At Sunday Mass together, Bishop Valerius, a native Greek speaker, asked his people to pray that he could find a priest who could preach to them in their familiar Latin. They grabbed hold of the famous Latin orator in their midst trying to compel him to accept priestly ordination and that preaching task. Even though it was something he did not desire, since it would require leaving the monastery, giving up his contemplative life, and spend his day tending to the basic spiritual needs of widows, orphans and others in need, he accepted.

Pondering St. Paul’s words, “Christ died for all, so that those who live should not live for themselves, but for him who died for them” (2 Corinthians 5:15), Augustine recognized he needed to convert anew. At a practical level it meant trading writing erudite manuscripts for the educated in order to give homilies and catecheses to simple people. But that’s what he freely did.

The third conversion happened very late in life, when Augustine, reviewing his priestly output, recognized that he had been far too focused on human action rather than on divine mercy received with humility.

Pope Benedict’s homage to his hero’s lifetime journey of continued conversion provides a means to understanding two conversions we see in his life with regard to the papacy.

The first of Benedict’s papal conversions had to do with the assumption of the office.

He had eagerly looked forward to retiring from his service as prefect of the Doctrine of the Faith upon the death of St. John Paul II so that he might return to Germany with his priest brother and finish various theological works he was burning to have the time to write. But when his brother cardinals elected him, at 78 years of age, the 264th successor to Peter, he like Augustine, needed to convert his plans to the Lord’s — and change his writing.

Prior to the papacy, he wrote scores of books and articles for theology students and gave scholarly addresses to highly intelligent listeners. Much of his professional work in the Vatican required sophisticated criticism of wayward ideas and trends. And other than his four years as archbishop of Munich-Freising when, like Augustine, he needed to sacrifice his personal interests for pastoral care, the rest of his priestly life was happily spent as an academic of international renown.

Becoming pope, he needed a dramatic shift in his priorities in order to focus on the principle duty of the pope to pass on, as of the greatest importance, the faith of the Church (1 Corinthians 15:3). So he dedicated himself to transmitting the basics, the foundations, of Christian faith and life.

He wrote two encyclicals on charity (2005, 2009), another on hope (2007), a third on faith (2013, published by Pope Francis as a joint project), an exhortation on the Eucharist (2007) and another on the Word of God (2011).

He celebrated Holy Years dedicated to the Eucharist, St.
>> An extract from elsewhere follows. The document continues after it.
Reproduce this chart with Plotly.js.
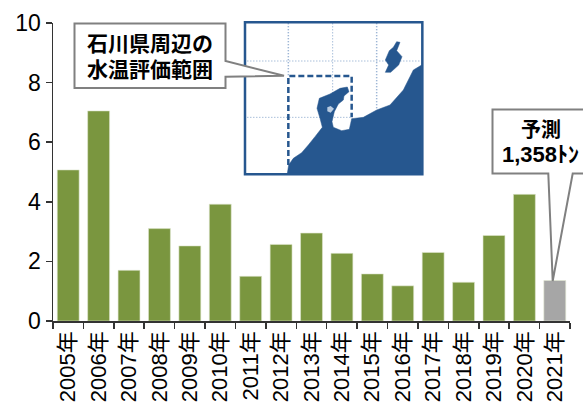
<!DOCTYPE html>
<html><head><meta charset="utf-8">
<script src="https://cdn.plot.ly/plotly-3.0.1.min.js"></script>
<style>html,body{margin:0;padding:0;background:#fff}</style></head>
<body><div id="chart" style="width:583px;height:405px"></div>
<script>
const years = ["2005年","2006年","2007年","2008年","2009年","2010年","2011年","2012年","2013年","2014年","2015年","2016年","2017年","2018年","2019年","2020年","2021年"];
const catch1000t = [5.07,7.05,1.7,3.1,2.52,3.92,1.5,2.57,2.95,2.27,1.58,1.18,2.3,1.3,2.87,4.25,1.358];
const barColors = years.map((y,i)=> i===years.length-1 ? "#a6a6a6" : "#7a963f");

const ML=53, MR=13, MT=23, MB=84, W=583, H=405;
const px = x => (x-ML)/(W-ML-MR);
const py = y => 1-(y-MT)/(H-MT-MB);
const zx = x => 240+x/3, zy = y => 10+y/3;          // zoomed map sketch -> page
const path = (pts,close) => pts.map((p,i)=>(i?"L":"M")+px(p[0]).toFixed(5)+" "+py(p[1]).toFixed(5)).join(" ")+(close?" Z":"");
const zpath = (pts,close) => path(pts.map(p=>[zx(p[0]),zy(p[1])]),close);
const shp = (d,o) => Object.assign({type:"path",xref:"paper",yref:"paper",path:d,layer:"above"},o);

const MAPBLUE="#26578f", GRID="#7f9fc8", CALL="#808080";
const land=[[142,490],[146,465],[160,445],[185,428],[205,405],[225,380],[247,352],[240,325],[231,295],[238,265],[270,252],[300,235],[322,231],[327,245],[312,258],[310,270],[295,282],[283,305],[276,335],[280,352],[305,362],[328,358],[332,340],[335,326],[370,322],[410,300],[450,285],[490,240],[510,200],[520,180],[545,165],[545,490]];
const sado=[[470,95],[480,97],[470,122],[486,140],[476,165],[452,187],[436,187],[446,165],[436,150],[448,122],[460,112]];
const shapes=[
 shp(zpath([[15,37],[547,37],[547,493],[15,493]],true),{fillcolor:"#fff",line:{width:0}}),
 shp(zpath([[22,153],[540,153]]),{line:{color:GRID,width:1,dash:"1px,2px"}}),
 shp(zpath([[22,322],[335,322]]),{line:{color:GRID,width:1,dash:"1px,2px"}}),
 shp(zpath([[145,40],[145,198]]),{line:{color:GRID,width:1.5,dash:"1px,2px"}}),
 shp(zpath([[278,40],[278,250]]),{line:{color:GRID,width:1,dash:"1px,2px"}}),
 shp(zpath([[410,40],[410,295]]),{line:{color:GRID,width:1.5,dash:"1px,2px"}}),
 shp(zpath(land,true),{fillcolor:MAPBLUE,line:{color:MAPBLUE,width:0.5}}),
 shp(zpath(sado,true),{fillcolor:MAPBLUE,line:{color:MAPBLUE,width:0.5}}),
 shp(zpath([[262,292],[272,288],[282,296],[272,308],[262,304]],true),{fillcolor:"#b9cbe0",line:{width:0}}),
 shp(zpath([[145,465],[145,198],[335,198],[335,322]]),{line:{color:MAPBLUE,width:2.5,dash:"6px,3px"}}),
 shp(zpath([[15,37],[547,37],[547,493],[15,493]],true),{line:{color:MAPBLUE,width:2.5}}),
 shp(path([[74.5,23.5],[225.5,23.5],[225.5,61],[284,75.7],[225.5,76.7],[225.5,88],[74.5,88]],true),{fillcolor:"#fff",line:{color:CALL,width:2}}),
 shp(path([[492.5,109.5],[590,109.5],[590,173.5],[572.7,173.5],[552.7,281],[548.3,173.5],[492.5,173.5]],true),{fillcolor:"#fff",line:{color:CALL,width:2}})
];
const FONT='"Liberation Sans","Noto Sans CJK JP",sans-serif';
const note=(x,y,t,sz)=>({xref:"paper",yref:"paper",x:px(x),y:py(y),text:t,showarrow:false,xanchor:"center",yanchor:"middle",font:{family:FONT,size:sz,color:"#000"}});
const annotations=[
 note(150,44,"<b>石川県周辺の</b>",21),
 note(150,69,"<b>水温評価範囲</b>",21),
 note(541,130,"<b>予測</b>",20),
 note(540,154,"<b>1,358ﾄﾝ</b>",22)
];
Plotly.newPlot("chart",[{type:"bar",x:years,y:catch1000t,marker:{color:barColors,line:{color:"#dfe5cf",width:0.6}},width:0.72}],{
 width:W,height:H,margin:{l:ML,r:MR,t:MT,b:MB,pad:0},paper_bgcolor:"#fff",plot_bgcolor:"#fff",showlegend:false,
 font:{family:FONT,color:"#000"},
 xaxis:{type:"category",tickson:"boundaries",ticks:"outside",ticklen:6,tickwidth:1.5,tickcolor:"#333",showline:true,linecolor:"#333",linewidth:1.5,tickangle:-90,tickfont:{size:22,family:FONT,color:"#000"},showgrid:false,automargin:false},
 yaxis:{range:[0,10],tick0:0,dtick:2,ticks:"outside",ticklen:6,tickwidth:1.5,tickcolor:"#333",showline:true,linecolor:"#333",linewidth:1.5,tickfont:{size:23,family:FONT,color:"#000"},showgrid:false,zeroline:false,automargin:false},
 shapes,annotations
},{displayModeBar:false,staticPlot:true});
</script></body></html>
Paul, the Priesthood, and faith.

He dedicated a catechetical series to the Psalms and Canticles of the Liturgy of the Hours, the apostles, the Fathers and Doctors of the Church, St. Paul’s life and writings, great male and female Saints, prayer and faith.

He gave regular talks to young people and great annual addresses to children.

While he still used his vacation time to work on a trilogy dedicated to Jesus of Nazareth, each volume got increasingly simpler, influenced doubtless by his experiences as Pope.

The universal Church became his Hippo, and he converted his intellectual gifts toward the pastoral needs of his people.

We could also say that late in life Pope Benedict experienced a similar conversion to what he described as Augustine’s final one: a total entrustment to God’s mercy.

For Pope Benedict, that meant surrendering the daily work of the papacy to devote himself full time to imploring God’s mercy for himself and the Church. That’s what he did for almost a decade in the monastery of Mater Ecclesiae in the Vatican.

In 2007, Pope Benedict concluded his homily in Pavia by quoting Augustine’s words, “The whole Church — all of us, including the Apostles — must pray every day: forgive us our trespasses as we forgive those who trespass against us.”

He commented that by that point Augustine had learned not only “the humility of integrating his great thought into the humble faith of the Church, not only the humility of translating his great knowledge into the simplicity of announcement, but also the humility of recognizing that he himself and the entire pilgrim Church needed and continually need the merciful goodness of a God who forgives every day.”

The bishop of Hippo’s spiritual son, the bishop of Rome, learned and lived those three degrees of humility and every day prayed for God’s merciful goodness.

On the day he died, Pope Francis thanked him “above all for [this] witness of faith and prayer, especially in these last years of his recollected life,” saying “only God knows the value and power of his intercession … offered for the good of the Church.”

We pray that all of us in the Church will learn from Augustine and Benedict these lessons of continual conversion, humility and prayer, as we express our hope that these two greats have been united in common prayer in the monastery in the house of the Father — imploring that God’s merciful goodness will continue to be poured out over the whole Church.